To do
Count the lines below that contain the word "diagram", and reply with only that number.

Provided information
__________

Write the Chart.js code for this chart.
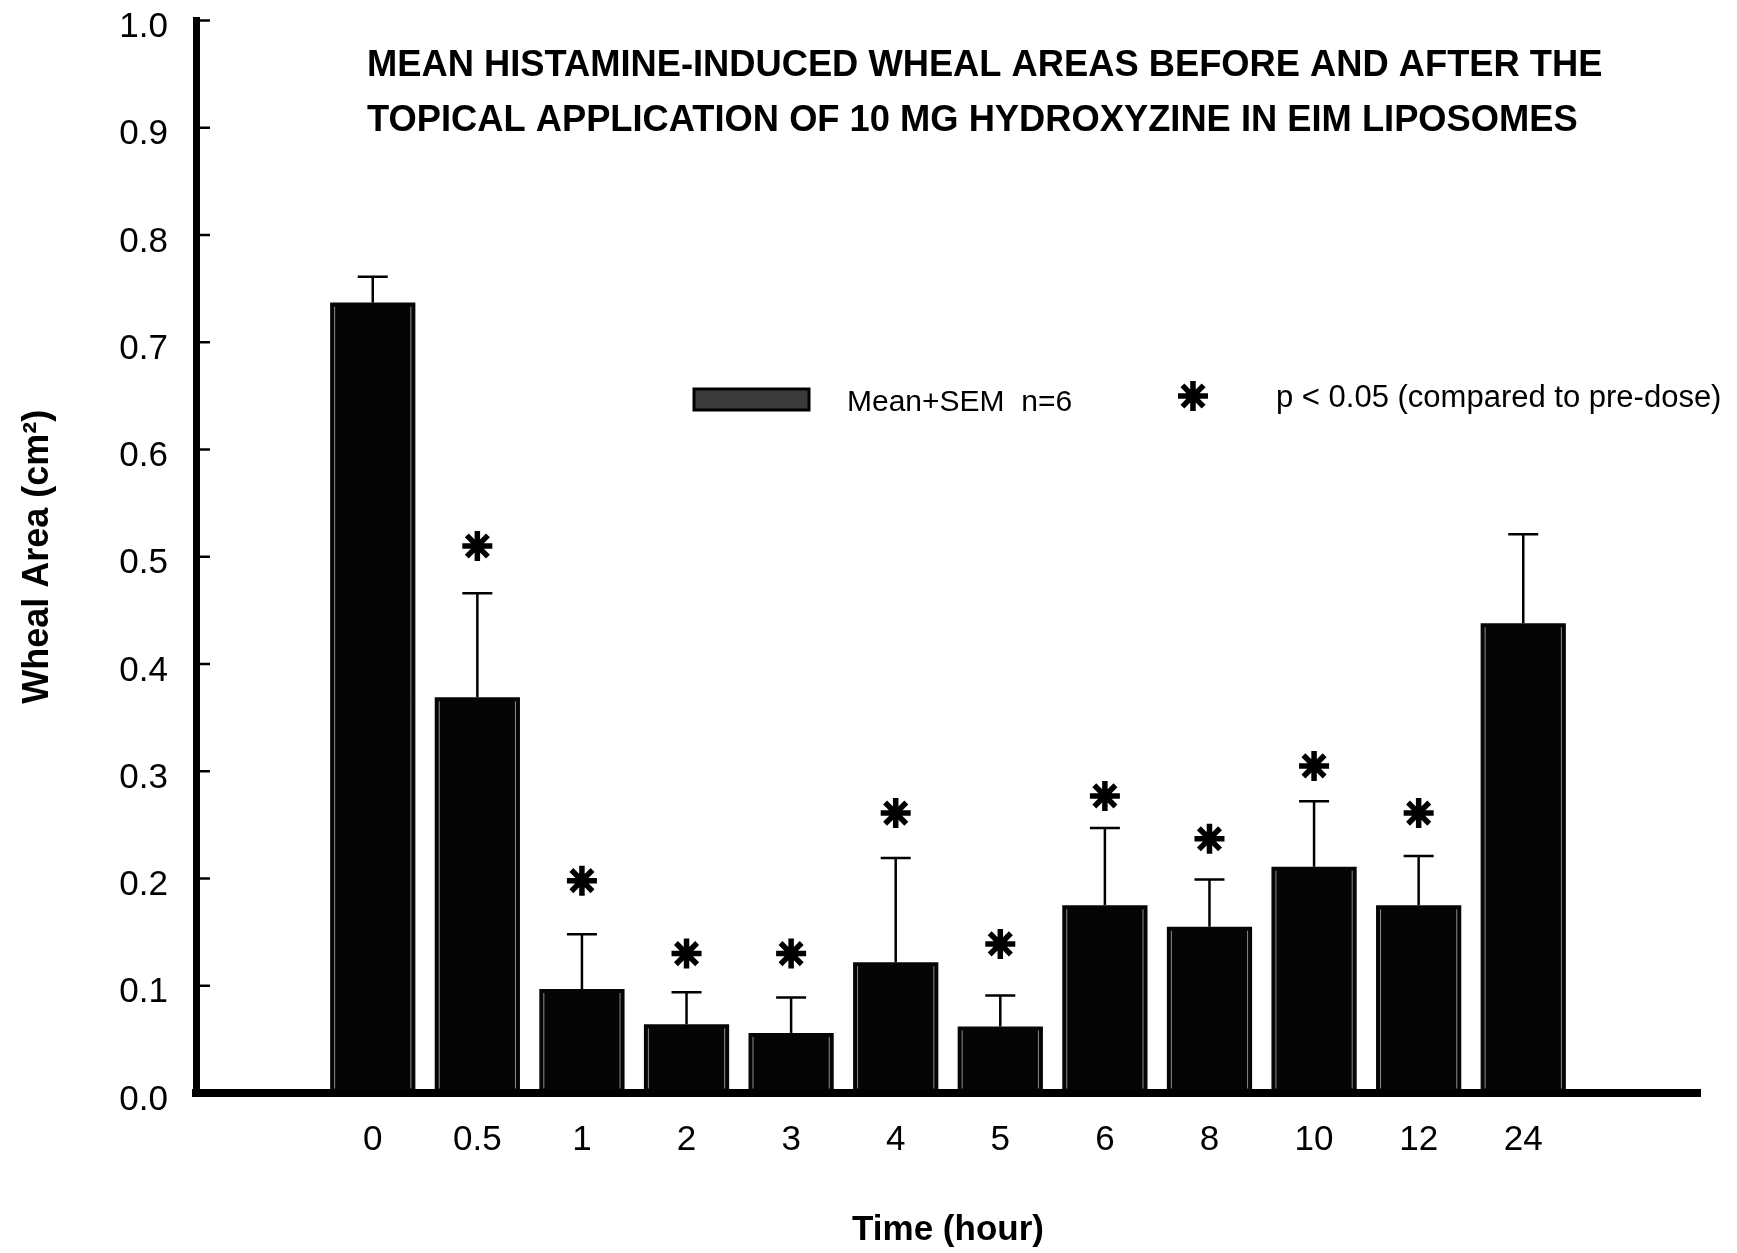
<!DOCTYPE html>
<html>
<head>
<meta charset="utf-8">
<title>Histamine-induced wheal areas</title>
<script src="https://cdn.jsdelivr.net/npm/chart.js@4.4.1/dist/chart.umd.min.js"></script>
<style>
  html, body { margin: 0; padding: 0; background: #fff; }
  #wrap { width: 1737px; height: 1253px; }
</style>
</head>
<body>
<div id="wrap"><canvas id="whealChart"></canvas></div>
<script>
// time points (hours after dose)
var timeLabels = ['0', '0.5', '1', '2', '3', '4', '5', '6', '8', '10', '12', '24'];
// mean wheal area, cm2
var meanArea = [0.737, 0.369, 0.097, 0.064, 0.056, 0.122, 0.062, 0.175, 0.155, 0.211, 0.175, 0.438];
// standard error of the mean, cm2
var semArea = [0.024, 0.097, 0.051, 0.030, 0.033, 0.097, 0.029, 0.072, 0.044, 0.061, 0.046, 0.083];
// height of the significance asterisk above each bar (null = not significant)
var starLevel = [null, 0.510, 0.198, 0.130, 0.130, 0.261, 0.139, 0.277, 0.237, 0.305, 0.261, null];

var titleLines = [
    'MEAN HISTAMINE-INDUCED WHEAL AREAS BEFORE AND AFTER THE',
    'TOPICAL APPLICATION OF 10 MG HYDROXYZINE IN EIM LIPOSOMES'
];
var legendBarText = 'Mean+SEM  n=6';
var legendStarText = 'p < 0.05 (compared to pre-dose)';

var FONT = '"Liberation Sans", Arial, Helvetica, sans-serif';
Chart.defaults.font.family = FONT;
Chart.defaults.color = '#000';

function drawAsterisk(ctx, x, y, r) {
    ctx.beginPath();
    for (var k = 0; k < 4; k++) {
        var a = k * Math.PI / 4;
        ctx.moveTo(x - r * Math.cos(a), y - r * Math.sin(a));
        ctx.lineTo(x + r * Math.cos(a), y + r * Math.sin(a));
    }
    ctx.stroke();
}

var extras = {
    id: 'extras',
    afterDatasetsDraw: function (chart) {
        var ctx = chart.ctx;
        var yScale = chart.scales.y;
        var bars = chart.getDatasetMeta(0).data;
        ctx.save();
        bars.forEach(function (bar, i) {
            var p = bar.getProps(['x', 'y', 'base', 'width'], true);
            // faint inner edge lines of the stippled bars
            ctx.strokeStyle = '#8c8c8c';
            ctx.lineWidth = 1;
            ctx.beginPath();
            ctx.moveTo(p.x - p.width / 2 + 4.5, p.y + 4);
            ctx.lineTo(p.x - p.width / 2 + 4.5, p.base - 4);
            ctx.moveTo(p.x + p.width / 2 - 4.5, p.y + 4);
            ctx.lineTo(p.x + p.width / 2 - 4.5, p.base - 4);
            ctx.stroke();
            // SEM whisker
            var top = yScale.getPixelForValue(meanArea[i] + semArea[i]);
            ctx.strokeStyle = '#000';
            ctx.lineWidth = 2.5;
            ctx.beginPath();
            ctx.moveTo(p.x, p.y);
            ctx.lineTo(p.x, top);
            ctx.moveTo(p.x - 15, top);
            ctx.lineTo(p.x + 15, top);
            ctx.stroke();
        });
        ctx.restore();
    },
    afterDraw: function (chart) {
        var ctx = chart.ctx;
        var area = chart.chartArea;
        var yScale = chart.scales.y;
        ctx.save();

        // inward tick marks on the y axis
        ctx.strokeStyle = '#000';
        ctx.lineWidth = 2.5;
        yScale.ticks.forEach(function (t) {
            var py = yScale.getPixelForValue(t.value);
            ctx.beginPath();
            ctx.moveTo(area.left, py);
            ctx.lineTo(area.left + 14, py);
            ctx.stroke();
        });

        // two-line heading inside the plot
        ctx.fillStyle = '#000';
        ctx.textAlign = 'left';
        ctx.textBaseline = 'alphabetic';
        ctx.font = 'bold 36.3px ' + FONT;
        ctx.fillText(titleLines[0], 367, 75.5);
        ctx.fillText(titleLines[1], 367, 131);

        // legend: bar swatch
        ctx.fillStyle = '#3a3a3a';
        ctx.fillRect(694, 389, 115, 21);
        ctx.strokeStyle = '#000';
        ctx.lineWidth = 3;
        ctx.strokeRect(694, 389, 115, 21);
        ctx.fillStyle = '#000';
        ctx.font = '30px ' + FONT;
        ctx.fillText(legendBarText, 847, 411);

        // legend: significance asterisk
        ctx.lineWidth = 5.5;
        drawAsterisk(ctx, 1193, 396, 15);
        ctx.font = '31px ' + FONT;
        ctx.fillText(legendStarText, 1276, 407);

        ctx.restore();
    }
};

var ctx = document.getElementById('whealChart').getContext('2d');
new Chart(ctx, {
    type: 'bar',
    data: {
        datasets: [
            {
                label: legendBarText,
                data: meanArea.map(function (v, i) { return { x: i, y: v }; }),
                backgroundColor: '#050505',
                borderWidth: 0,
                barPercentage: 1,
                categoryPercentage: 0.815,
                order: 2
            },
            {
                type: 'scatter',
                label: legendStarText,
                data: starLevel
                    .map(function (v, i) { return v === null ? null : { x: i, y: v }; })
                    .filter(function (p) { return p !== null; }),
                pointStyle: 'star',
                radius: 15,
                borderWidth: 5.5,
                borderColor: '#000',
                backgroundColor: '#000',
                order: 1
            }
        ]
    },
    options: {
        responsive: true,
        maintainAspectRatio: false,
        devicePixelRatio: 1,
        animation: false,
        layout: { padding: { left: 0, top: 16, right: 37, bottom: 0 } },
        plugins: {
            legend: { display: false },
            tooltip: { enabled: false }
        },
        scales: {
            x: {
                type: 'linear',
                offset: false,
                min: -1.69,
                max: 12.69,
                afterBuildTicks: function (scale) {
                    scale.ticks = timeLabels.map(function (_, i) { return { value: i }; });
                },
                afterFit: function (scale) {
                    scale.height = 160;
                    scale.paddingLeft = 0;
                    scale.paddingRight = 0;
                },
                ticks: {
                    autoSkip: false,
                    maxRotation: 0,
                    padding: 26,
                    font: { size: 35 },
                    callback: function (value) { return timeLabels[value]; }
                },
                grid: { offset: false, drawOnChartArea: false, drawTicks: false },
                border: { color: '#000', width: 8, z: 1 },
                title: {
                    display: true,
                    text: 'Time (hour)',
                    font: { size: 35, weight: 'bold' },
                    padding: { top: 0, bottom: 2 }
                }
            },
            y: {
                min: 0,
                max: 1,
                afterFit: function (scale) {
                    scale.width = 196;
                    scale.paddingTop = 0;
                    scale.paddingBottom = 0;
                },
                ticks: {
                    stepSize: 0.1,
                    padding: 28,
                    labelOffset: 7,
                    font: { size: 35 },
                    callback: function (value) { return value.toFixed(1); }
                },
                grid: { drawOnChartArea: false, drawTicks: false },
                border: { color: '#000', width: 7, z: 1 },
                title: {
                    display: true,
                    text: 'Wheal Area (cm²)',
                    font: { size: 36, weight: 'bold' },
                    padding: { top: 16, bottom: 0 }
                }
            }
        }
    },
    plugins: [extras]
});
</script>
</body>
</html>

__________

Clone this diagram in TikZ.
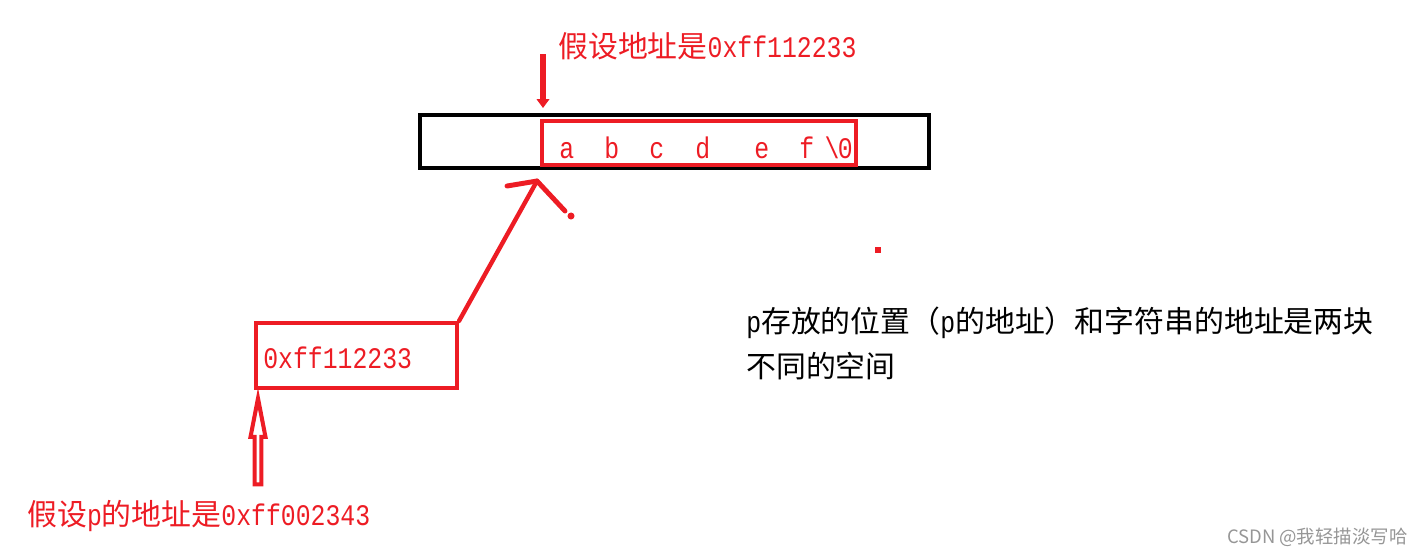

__________

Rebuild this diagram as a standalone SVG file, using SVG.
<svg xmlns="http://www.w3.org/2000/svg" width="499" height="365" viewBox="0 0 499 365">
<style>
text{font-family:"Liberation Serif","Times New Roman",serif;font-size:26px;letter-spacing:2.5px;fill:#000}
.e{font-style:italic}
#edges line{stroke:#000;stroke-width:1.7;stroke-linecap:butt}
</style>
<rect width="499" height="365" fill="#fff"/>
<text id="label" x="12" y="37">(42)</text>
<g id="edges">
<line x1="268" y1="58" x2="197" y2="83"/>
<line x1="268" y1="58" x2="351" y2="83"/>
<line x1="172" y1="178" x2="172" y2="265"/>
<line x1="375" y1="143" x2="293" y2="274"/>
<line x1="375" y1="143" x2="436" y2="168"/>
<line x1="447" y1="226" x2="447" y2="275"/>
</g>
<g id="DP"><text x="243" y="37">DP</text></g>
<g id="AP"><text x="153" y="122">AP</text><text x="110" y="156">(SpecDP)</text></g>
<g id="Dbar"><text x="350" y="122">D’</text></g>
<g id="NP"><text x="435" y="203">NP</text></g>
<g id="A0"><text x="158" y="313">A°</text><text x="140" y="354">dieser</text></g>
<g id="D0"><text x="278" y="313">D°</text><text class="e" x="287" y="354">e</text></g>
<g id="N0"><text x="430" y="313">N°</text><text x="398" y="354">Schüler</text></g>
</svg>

__________

Exercise output
2